What’s in the water in Chicago? As Mensa explains, the city lacks both the vain glamour of L.A. and the relentless pace of New York, which gives its artists a chance to reflect on a life more ordinary. “It’s not Hollywood,” he says. “You don’t grow up seeing movie stars hopping out of limos. We draw from different influences. It’s cold and gray outside right now, which doesn’t make me want to write a song about palm trees and beautiful women. I feel more compelled to talk about what these bricks made me feel.” Though Mensa’s 2015 breakout single “U Mad” features West and a kind of braggadocio not new to hip-hop, he holds himself responsible for sketching a picture of reality. “So many people are content with believing the bullshit they’re told,” he says. “My mom raised me to question authority. I’ve never been good with it. The idea of respecting something because that’s the way it is never resonated with me. I don’t know how to bow down.”

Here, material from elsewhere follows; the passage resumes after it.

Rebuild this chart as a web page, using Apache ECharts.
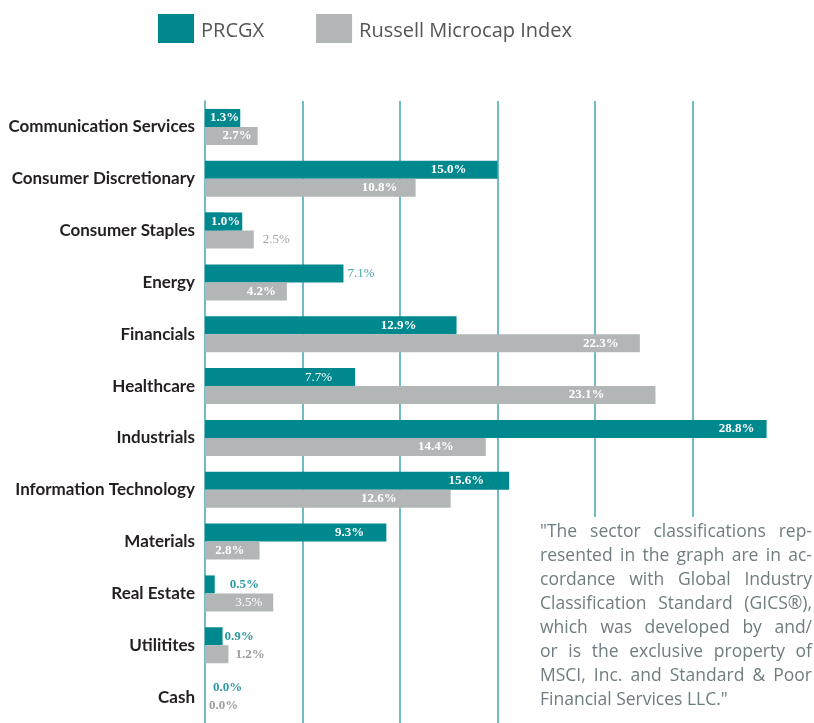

Fetty Wap, meanwhile, doesn’t know how to be anything but himself. There aren’t deep parables in his songs. They’re simply portraits of a 25-year-old from Paterson, New Jersey. “I just want people to know me, to know who Fetty Wap is,” he says. “I’m not trying to send a message—just my sound, my vision, my art.” Not to mention his hooks, which made “Trap Queen” a massive top 10 hit that lifted Fetty Wap to fame and mad acclaim. “I love doing them,” he says. “They’re the best part of a song.”
Newly signed to West’s G.O.O.D. Music, 32-year-old Chicagoan Holt makes no play for easy access with his music, eschewing genres for a sound that fuses hip-hop and rock. “I was signed previously as a rapper but I don’t rap at all anymore,” he says. “This music I’m producing has no genre yet. I’m sure people are going to put it into one, but I won’t. I just make sounds.” A forthcoming song, “Perfect,” off Holt’s next album, encapsulates his tendency to shun labels. “Those people who say you can’t do something,” he says, “they’re very much wrong and they deserve to be called out for it. This song is calling them out. It’s like, all I ever wanted to be was perfect, so I tried. That’s the lyric. It’s got super gangster beats on the chorus but live drums on the verse, then breakdowns and a lot of guitar. It’s everything in one.” The freeform approach is most true to his city—a historical center of blues, jazz, soul, house, and rock. And much like the YEEZY collection, it emphasizes individual expression over any preconceived notion of style, format, or taste.